> _DO THIS_:
Print, please, exactly and only the lines between the line holding "Emit a Python" and the line holding "ax = fig.add_axes([0.0925, 0.2225, 0.8372, 0.7237])", inclusive, omitting any pictures.

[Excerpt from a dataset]
** START **
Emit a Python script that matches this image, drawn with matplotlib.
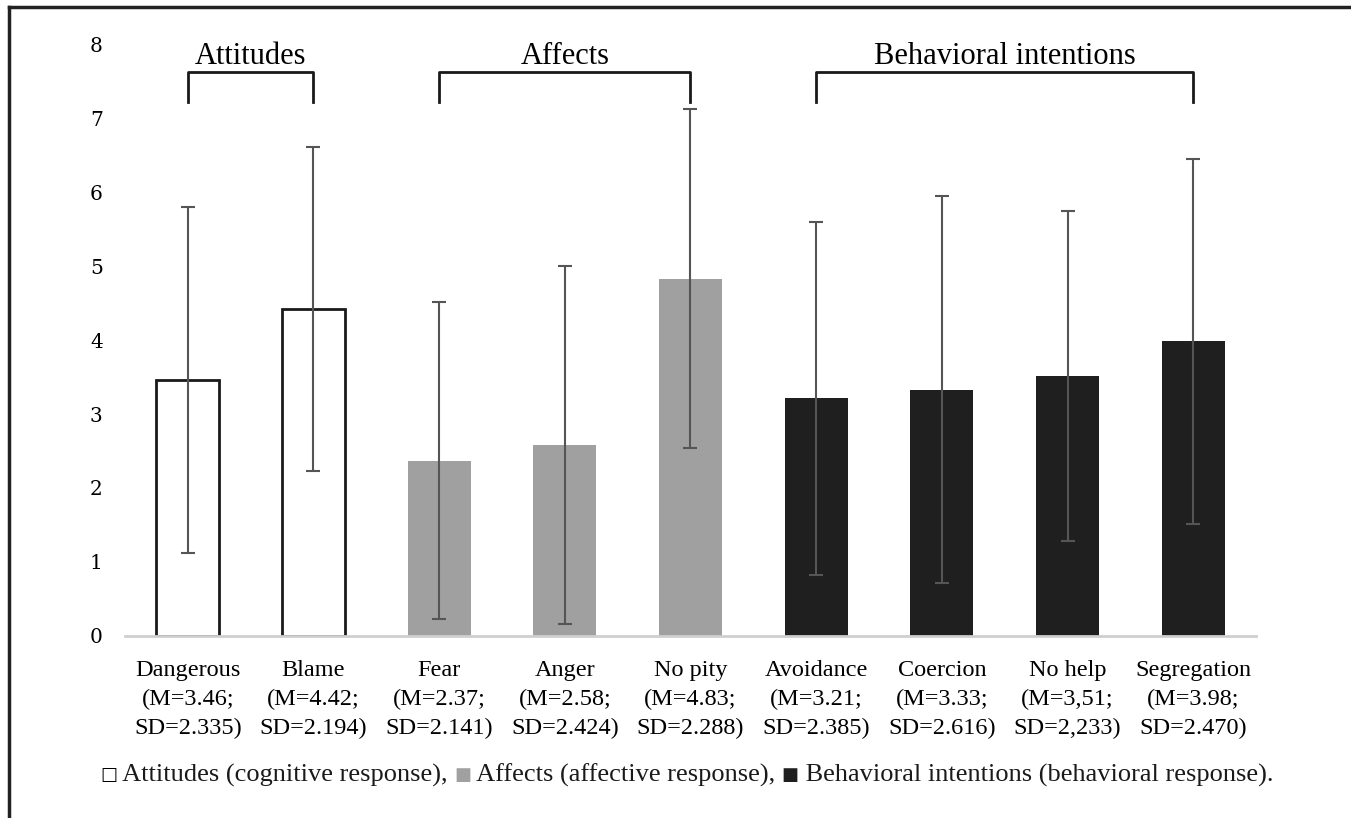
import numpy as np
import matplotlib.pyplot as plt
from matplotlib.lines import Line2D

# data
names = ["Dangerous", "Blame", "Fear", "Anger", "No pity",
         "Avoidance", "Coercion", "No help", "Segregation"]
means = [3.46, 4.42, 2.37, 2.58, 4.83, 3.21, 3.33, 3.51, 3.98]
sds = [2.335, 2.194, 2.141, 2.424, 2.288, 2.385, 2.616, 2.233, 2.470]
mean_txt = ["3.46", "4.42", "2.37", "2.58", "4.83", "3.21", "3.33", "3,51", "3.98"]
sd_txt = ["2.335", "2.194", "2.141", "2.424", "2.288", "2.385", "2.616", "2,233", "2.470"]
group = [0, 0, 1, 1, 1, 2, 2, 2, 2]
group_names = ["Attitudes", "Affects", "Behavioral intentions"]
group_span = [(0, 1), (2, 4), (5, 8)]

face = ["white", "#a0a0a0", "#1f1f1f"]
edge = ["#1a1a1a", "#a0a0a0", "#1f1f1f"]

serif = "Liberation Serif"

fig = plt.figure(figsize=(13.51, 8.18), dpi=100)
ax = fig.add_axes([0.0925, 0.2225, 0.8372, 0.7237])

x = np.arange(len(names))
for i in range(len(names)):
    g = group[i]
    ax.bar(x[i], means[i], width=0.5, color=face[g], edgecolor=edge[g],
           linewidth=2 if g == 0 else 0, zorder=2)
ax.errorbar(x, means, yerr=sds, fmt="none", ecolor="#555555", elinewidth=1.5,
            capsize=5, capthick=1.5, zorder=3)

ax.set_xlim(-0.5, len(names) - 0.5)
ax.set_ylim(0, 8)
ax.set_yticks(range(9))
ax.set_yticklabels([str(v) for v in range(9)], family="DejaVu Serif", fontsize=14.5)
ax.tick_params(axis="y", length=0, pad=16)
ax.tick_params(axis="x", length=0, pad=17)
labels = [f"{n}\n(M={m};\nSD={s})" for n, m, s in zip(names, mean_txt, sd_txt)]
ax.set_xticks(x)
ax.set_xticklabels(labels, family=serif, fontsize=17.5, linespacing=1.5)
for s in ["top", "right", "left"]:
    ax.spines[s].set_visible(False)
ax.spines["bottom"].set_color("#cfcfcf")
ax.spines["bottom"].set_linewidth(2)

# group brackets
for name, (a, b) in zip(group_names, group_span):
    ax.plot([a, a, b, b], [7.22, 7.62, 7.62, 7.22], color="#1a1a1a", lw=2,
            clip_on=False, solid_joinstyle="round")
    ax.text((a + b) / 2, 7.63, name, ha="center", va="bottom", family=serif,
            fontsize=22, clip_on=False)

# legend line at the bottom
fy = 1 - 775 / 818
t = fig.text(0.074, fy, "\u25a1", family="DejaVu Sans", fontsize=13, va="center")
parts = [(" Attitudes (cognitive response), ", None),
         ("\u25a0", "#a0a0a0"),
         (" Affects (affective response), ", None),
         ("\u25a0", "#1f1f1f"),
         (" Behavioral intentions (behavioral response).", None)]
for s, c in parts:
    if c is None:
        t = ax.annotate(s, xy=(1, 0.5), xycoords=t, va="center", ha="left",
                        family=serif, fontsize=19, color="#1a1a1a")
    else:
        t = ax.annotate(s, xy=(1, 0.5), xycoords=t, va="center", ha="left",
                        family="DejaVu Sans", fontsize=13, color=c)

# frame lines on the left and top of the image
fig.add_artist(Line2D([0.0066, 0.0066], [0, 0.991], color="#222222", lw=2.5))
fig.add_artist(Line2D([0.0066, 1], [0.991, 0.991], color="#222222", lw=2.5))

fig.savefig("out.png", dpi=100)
** END **
** START **
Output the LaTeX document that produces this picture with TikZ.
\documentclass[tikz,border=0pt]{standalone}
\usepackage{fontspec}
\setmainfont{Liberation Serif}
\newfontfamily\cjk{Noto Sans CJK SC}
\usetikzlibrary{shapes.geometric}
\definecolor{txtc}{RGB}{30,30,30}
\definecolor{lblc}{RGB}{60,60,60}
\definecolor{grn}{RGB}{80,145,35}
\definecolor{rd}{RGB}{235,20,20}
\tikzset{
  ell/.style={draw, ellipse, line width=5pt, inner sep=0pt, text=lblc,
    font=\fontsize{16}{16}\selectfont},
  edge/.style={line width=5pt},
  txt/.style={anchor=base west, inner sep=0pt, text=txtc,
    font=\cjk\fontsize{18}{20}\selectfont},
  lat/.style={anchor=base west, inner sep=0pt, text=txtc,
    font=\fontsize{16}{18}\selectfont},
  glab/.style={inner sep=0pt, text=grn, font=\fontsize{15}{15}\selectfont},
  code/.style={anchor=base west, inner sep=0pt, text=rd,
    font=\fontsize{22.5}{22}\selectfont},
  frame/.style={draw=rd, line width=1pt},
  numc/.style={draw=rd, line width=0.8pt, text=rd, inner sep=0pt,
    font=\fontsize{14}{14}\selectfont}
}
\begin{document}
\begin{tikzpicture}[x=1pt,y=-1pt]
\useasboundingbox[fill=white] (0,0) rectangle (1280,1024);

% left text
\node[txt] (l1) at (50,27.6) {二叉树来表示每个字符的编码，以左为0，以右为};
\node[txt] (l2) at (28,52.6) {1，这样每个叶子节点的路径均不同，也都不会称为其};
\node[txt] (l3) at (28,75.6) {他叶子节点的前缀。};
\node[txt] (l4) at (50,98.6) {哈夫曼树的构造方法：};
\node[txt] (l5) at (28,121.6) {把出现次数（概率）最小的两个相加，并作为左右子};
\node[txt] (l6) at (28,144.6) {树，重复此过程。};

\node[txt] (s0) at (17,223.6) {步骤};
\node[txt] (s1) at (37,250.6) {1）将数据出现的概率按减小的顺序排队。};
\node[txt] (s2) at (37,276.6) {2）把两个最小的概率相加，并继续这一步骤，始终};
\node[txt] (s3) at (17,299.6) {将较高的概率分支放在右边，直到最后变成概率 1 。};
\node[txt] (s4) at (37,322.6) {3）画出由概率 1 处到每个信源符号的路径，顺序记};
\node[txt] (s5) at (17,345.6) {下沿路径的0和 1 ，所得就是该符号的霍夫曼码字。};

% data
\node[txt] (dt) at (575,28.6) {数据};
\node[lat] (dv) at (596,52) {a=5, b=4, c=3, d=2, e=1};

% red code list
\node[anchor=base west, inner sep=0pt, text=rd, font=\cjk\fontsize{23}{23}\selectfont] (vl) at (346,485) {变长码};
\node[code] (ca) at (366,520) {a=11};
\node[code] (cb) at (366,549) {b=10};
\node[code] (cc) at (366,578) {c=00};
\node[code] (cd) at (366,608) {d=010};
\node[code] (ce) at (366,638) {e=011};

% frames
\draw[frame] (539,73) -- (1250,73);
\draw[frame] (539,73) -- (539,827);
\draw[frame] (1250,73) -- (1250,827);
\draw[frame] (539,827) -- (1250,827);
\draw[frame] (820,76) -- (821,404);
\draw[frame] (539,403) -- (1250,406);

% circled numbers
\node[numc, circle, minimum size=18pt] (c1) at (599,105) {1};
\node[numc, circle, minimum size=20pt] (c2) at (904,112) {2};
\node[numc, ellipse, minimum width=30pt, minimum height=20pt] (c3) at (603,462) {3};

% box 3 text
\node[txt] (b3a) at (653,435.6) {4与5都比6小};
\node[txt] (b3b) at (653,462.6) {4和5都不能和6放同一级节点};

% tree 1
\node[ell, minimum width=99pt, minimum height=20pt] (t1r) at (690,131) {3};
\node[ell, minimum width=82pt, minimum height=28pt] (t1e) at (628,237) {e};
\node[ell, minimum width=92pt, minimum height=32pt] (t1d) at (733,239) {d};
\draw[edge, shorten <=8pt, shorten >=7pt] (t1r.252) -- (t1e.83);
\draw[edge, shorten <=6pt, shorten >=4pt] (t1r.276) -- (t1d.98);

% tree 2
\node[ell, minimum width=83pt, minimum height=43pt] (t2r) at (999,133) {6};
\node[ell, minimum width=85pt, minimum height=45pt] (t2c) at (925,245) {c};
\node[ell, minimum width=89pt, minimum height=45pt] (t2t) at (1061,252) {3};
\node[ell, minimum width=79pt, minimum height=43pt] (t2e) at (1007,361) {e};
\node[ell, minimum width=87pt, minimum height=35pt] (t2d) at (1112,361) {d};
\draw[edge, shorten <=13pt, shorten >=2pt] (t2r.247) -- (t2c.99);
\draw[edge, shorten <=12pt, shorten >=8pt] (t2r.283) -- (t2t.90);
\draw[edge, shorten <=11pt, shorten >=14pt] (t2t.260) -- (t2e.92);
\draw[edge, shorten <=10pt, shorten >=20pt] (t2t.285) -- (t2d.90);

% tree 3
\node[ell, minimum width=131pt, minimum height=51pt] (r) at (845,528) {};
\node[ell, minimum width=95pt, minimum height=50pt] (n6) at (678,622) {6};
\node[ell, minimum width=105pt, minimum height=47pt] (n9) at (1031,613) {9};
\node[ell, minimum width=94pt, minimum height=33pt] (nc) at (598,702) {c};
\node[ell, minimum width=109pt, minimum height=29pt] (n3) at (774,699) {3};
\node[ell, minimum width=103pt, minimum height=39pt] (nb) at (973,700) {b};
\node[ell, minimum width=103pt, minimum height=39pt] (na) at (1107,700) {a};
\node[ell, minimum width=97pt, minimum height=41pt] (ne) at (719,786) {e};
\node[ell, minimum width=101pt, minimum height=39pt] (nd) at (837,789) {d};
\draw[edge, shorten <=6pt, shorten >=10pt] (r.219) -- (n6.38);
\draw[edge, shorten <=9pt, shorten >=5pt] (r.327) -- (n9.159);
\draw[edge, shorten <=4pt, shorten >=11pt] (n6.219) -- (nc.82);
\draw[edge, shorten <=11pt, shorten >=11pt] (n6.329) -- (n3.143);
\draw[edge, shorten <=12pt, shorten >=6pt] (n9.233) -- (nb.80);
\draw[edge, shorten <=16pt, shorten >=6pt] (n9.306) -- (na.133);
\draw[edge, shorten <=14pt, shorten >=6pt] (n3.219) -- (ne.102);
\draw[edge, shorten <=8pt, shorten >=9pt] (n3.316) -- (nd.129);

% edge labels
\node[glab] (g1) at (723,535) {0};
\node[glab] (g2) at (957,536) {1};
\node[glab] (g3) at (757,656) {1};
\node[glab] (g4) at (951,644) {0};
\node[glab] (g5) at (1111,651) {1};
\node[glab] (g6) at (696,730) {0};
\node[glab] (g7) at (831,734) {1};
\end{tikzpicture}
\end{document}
** END **
> _RESPONSE FOR THIS EXERCISE_:
Emit a Python script that matches this image, drawn with matplotlib.
import numpy as np
import matplotlib.pyplot as plt
from matplotlib.lines import Line2D

# data
names = ["Dangerous", "Blame", "Fear", "Anger", "No pity",
         "Avoidance", "Coercion", "No help", "Segregation"]
means = [3.46, 4.42, 2.37, 2.58, 4.83, 3.21, 3.33, 3.51, 3.98]
sds = [2.335, 2.194, 2.141, 2.424, 2.288, 2.385, 2.616, 2.233, 2.470]
mean_txt = ["3.46", "4.42", "2.37", "2.58", "4.83", "3.21", "3.33", "3,51", "3.98"]
sd_txt = ["2.335", "2.194", "2.141", "2.424", "2.288", "2.385", "2.616", "2,233", "2.470"]
group = [0, 0, 1, 1, 1, 2, 2, 2, 2]
group_names = ["Attitudes", "Affects", "Behavioral intentions"]
group_span = [(0, 1), (2, 4), (5, 8)]

face = ["white", "#a0a0a0", "#1f1f1f"]
edge = ["#1a1a1a", "#a0a0a0", "#1f1f1f"]

serif = "Liberation Serif"

fig = plt.figure(figsize=(13.51, 8.18), dpi=100)
ax = fig.add_axes([0.0925, 0.2225, 0.8372, 0.7237])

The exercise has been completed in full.